In the Character Design Crash Course workshop at Pictoplasma 2019, Jurevicius and Rilla Alexander asked attendees to sketch their character in poses held by other attendees, life drawing style.
And if you're going to turn it into a comic strip, a la Luke Pearson's Hilda, it'll need to not only make sense from all angles but look good too.
"How to draw Hilda from behind without her hair swallowing her silhouette", how to draw her beret from above; a long and drawn-out battle with how her nose should look… these were all issues Pearson had to deal with when creating his character. The problems all ultimately led to design solutions.
Props and clothing can help to emphasize character traits and their background. For example, scruffy clothes can be used for poor characters and lots of diamonds and bling for tasteless rich ones. Accessories can also be more literal extensions of your character's personality, such as a parrot on a pirate's shoulder or a maggot in a ghoul's skull. See also: Don't forget the hair
Choose colors carefully
Colors can help communicate a character's personality. Typically, dark colors such as black, purples and greys depict baddies with malevolent intentions.
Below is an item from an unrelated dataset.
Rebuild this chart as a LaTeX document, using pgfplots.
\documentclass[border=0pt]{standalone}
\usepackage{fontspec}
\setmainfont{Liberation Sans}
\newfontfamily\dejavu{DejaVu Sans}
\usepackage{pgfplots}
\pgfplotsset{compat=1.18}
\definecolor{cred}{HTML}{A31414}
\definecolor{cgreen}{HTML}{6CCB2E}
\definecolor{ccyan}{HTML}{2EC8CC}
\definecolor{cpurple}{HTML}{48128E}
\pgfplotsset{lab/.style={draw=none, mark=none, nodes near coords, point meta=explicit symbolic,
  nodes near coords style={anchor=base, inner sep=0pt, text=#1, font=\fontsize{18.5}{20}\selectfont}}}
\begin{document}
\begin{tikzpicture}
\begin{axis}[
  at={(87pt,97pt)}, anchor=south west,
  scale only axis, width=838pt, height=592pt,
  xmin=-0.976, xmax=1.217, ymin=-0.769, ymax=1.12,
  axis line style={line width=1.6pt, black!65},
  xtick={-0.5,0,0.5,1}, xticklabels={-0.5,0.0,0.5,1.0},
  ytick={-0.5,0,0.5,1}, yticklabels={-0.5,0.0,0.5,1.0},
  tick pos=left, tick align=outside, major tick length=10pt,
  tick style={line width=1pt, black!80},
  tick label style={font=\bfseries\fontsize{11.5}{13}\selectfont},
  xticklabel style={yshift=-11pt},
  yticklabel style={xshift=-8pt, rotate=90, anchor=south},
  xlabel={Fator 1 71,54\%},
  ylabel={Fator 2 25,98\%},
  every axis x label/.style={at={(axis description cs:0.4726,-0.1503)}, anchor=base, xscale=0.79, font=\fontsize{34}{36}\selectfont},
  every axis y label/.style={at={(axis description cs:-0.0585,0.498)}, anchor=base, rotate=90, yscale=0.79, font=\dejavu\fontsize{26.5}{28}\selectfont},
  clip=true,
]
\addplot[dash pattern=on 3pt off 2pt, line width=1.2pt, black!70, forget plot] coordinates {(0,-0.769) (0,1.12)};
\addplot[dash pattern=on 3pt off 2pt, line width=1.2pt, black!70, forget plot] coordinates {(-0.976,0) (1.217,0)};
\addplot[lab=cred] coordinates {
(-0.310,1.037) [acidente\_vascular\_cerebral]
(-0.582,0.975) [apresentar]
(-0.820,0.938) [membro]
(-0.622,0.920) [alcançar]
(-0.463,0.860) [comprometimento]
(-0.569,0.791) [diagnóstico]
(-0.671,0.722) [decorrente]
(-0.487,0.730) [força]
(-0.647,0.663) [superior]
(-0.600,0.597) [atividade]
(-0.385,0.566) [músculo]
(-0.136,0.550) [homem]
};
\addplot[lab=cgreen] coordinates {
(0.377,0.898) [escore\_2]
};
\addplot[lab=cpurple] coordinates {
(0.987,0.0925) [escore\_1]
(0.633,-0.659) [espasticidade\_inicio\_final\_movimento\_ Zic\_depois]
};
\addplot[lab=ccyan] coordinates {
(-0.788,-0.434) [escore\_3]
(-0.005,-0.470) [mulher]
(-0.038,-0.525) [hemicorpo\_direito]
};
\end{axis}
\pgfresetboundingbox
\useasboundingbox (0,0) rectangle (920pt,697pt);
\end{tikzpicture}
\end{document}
Light colors such as white, blues, pinks and yellows express innocence and purity. Comic-book reds, yellows, and blues might go some way to giving hero qualities to character design.
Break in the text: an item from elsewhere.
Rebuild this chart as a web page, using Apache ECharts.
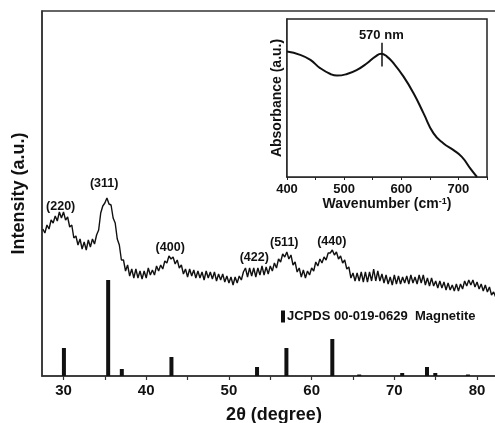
<!DOCTYPE html>
<html>
<head>
<meta charset="utf-8">
<script src="https://cdn.jsdelivr.net/npm/echarts@6/dist/echarts.min.js"></script>
<style>
html, body { margin: 0; padding: 0; background: #fff; }
#chart { width: 495px; height: 423px; }
</style>
</head>
<body>
<div id="chart"></div>
<script>
// XRD pattern, sampled every 0.25 degree from 27.5
var xrdStart = 27.5;
var xrdStep = 0.25;
var xrdIntensity = [
    147, 143,
    151, 147, 156, 153,   160, 155, 164, 158,   164, 156, 159, 149,   151, 138, 140, 131,
    137, 127, 134, 126,   136, 129, 137, 132,   141, 146, 163, 170,   173, 178, 172, 171,
    158, 153, 137, 131,   116, 116, 105, 111,   100, 107, 98, 107,    98, 105, 97, 105,
    98, 108, 101, 106,    101, 110, 105, 111,   107, 115, 113, 120,   117, 119, 112, 116,
    108, 111, 102, 107,   99, 107, 100, 106,    98, 105, 98, 104,     96, 105, 98, 104,
    97, 104, 95, 102,     96, 102, 94, 100,     93, 99, 91, 99,       93, 100, 96, 104,
    108, 99, 108, 100,    108, 99, 108, 101,    110, 101, 109, 102,   110, 105, 113, 108,
    117, 114, 122, 119,   124, 117, 121, 111,   114, 104, 108, 99,    106, 98, 105, 101,
    108, 105, 114, 110,   117, 113, 119, 116,   123, 123, 126, 121,   124, 117, 120, 113,
    116, 107, 109, 98,    103, 95, 103, 95,     104, 94, 104, 94,     104, 95, 107, 95,
    105, 95, 102, 93,     101, 92, 99, 91,      101, 92, 100, 92,     99, 93, 100, 92,
    101, 93, 99, 92,      101, 93, 101, 91,     98, 90, 98, 90,       95, 88, 95, 88,
    94, 86, 93, 86,       91, 85, 92, 85,       92, 87, 95, 90,       96, 91, 96, 89,
    94, 87, 92, 85,       91, 84, 89, 81,
    84, 79
];

// JCPDS 00-019-0629 reference lines
var refAngle = [30.05, 35.4, 37.05, 43.05, 53.4, 56.95, 62.5, 65.75, 70.95, 73.95, 74.95, 78.9];
var refHeight = [28, 96, 7, 19, 9, 28, 37, 1.5, 3, 9, 3, 1.5];

// peak labels
var peakNames = ['(220)', '(311)', '(400)', '(422)', '(511)', '(440)'];
var peakAngle = [29.66, 34.92, 42.9, 53.06, 56.69, 62.43];
var peakLevel = [169, 192, 128, 118, 133, 134];

var xTickLabels = [30, 40, 50, 60, 70, 80];
var xTickMarks = [30, 35, 40, 45, 50, 55, 60, 65, 70, 75, 80];

// inset UV-vis absorbance
var uvWave = [400, 423, 441, 458, 476, 487.5, 505, 522.5, 540, 554.5, 565, 575, 586.5, 604, 621.5, 639, 656.5, 674, 691.5, 706, 721, 732.5];
var uvAbs = [0.794, 0.773, 0.741, 0.689, 0.652, 0.642, 0.652, 0.678, 0.720, 0.762, 0.780, 0.762, 0.720, 0.635, 0.530, 0.403, 0.276, 0.212, 0.170, 0.127, 0.053, 0.0];
var uvMark = 565;

var font = '"Liberation Sans", Arial, sans-serif';
var ink = '#111';

var xrdData = [];
for (var i = 0; i < xrdIntensity.length; i++) {
    xrdData.push([xrdStart + i * xrdStep, xrdIntensity[i]]);
}
var refData = refAngle.map(function (a, i) { return [a, refHeight[i]]; });
var peakData = peakNames.map(function (n, i) { return { value: [peakAngle[i], peakLevel[i]], name: n }; });
var uvData = uvWave.map(function (w, i) { return [w, uvAbs[i]]; });

var myChart = echarts.init(document.getElementById('chart'));
var option = {
    animation: false,
    backgroundColor: '#fff',
    textStyle: { fontFamily: font },
    legend: {
        data: ['JCPDS 00-019-0629  Magnetite'],
        left: 281,
        top: 310,
        padding: 0,
        icon: 'rect',
        itemWidth: 4,
        itemHeight: 12,
        itemGap: 0,
        textStyle: { fontFamily: font, fontSize: 13, fontWeight: 'bold', color: ink, padding: [0, 0, 0, -3] }
    },
    grid: [
        { left: 42, top: 11, width: 464, height: 365, show: true, borderColor: '#333', borderWidth: 1.5, outerBoundsMode: 'none' },
        { left: 287, top: 19, width: 200, height: 158, show: true, borderColor: '#222', borderWidth: 1.5, backgroundColor: '#fff', z: 5, outerBoundsMode: 'none' }
    ],
    xAxis: [
        {
            type: 'value', gridIndex: 0, min: 27.4, max: 83.5,
            splitLine: { show: false },
            axisLine: { lineStyle: { color: '#333', width: 1.5 } },
            axisTick: { customValues: xTickMarks, length: 4, lineStyle: { color: '#333', width: 1.2 } },
            axisLabel: { customValues: xTickLabels, fontSize: 15, fontWeight: 'bold', color: ink, margin: 7, fontFamily: font },
            name: '2θ (degree)', nameLocation: 'middle', nameGap: 30,
            nameTextStyle: { fontSize: 18, fontWeight: 'bold', color: ink, fontFamily: font }
        },
        {
            type: 'value', gridIndex: 1, min: 400, max: 750, interval: 50,
            splitLine: { show: false },
            axisLine: { lineStyle: { color: '#222', width: 1.5 } },
            axisTick: { length: 3, lineStyle: { color: '#222' } },
            axisLabel: {
                fontSize: 13, fontWeight: 'bold', color: ink, margin: 6, fontFamily: font,
                formatter: function (v) { return v % 100 === 0 && v < 750 ? String(v) : ''; }
            },
            name: '{b|Wavenumber (cm}{s|-1}{b|)}', nameLocation: 'middle', nameGap: 20,
            nameTextStyle: {
                rich: {
                    b: { fontSize: 14, fontWeight: 'bold', color: ink, fontFamily: font },
                    s: { fontSize: 9, fontWeight: 'bold', color: ink, fontFamily: font, verticalAlign: 'top', padding: [0, 0, 6, 0] }
                }
            }
        }
    ],
    yAxis: [
        {
            type: 'value', gridIndex: 0, min: 0, max: 365,
            splitLine: { show: false },
            axisLine: { show: true, lineStyle: { color: '#333', width: 1.5 } },
            axisTick: { show: false },
            axisLabel: { show: false },
            name: 'Intensity (a.u.)', nameLocation: 'middle', nameGap: 14,
            nameTextStyle: { fontSize: 18, fontWeight: 'bold', color: ink, fontFamily: font }
        },
        {
            type: 'value', gridIndex: 1, min: 0, max: 1,
            splitLine: { show: false },
            axisLine: { show: true, lineStyle: { color: '#222', width: 1.5 } },
            axisTick: { show: false },
            axisLabel: { show: false },
            name: 'Absorbance (a.u.)', nameLocation: 'middle', nameGap: 3,
            nameTextStyle: { fontSize: 14, fontWeight: 'bold', color: ink, fontFamily: font }
        }
    ],
    series: [
        {
            name: 'XRD', type: 'line', xAxisIndex: 0, yAxisIndex: 0,
            data: xrdData, showSymbol: false, symbol: 'none',
            lineStyle: { color: ink, width: 1.4 }
        },
        {
            name: 'JCPDS 00-019-0629  Magnetite', type: 'bar', xAxisIndex: 0, yAxisIndex: 0,
            data: refData, barWidth: 4,
            itemStyle: { color: ink }
        },
        {
            name: 'peaks', type: 'scatter', xAxisIndex: 0, yAxisIndex: 0,
            data: peakData, symbolSize: 0,
            itemStyle: { opacity: 1 },
            label: {
                show: true, position: 'inside', formatter: '{b}',
                fontSize: 12.5, fontWeight: 'bold', color: ink, fontFamily: font, opacity: 1
            }
        },
        {
            name: 'UV', type: 'line', xAxisIndex: 1, yAxisIndex: 1,
            data: uvData, smooth: true, showSymbol: false, symbol: 'none', z: 6,
            lineStyle: { color: ink, width: 2 },
            markLine: {
                silent: true, symbol: 'none',
                lineStyle: { color: ink, width: 1.5, type: 'solid' },
                label: { show: true, position: 'end', formatter: '570 nm', fontSize: 13, fontWeight: 'bold', color: ink, fontFamily: font, distance: 1 },
                data: [[{ coord: [uvMark, 0.70] }, { coord: [uvMark, 0.85] }]]
            }
        }
    ]
};
myChart.setOption(option);
</script>
</body>
</html>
"To choose effective colors, it’s important to understand the basic rules of color," explains Ørum. "Become familiar with the primary, secondary and tertiary colors, as well as monochromatic and complementary colors. One technique for generating an effective color palette is to choose two complementary colors and work with them in a monochromatic color scheme."
"You’ll create balance because complementary colors create dynamism, while monochrome colors invoke feelings of calm. You could also try a tertiary color scheme, which adds a third color (for example, violet, orange, and green), and then work with monochromatic versions of those colors, but it demands more planning and skill for it to work well. If you’re new to color, try and keep it simple."
Don't forget the hair
"Some years ago I went from hating drawing hair to loving it," Ørum. "Previously, I used to view working out all the details and directions of the hair as a tedious endeavor. Now I think of it more like a large, organic shape, which like a flag in the wind indicates and emphasizes the movement of the character or its surroundings.
"Start by creating a large shape and divide it into shorter sections, while thinking about where the hair is parted and where the hairline is. Every line should help to define the volume, shape, and direction of the hair."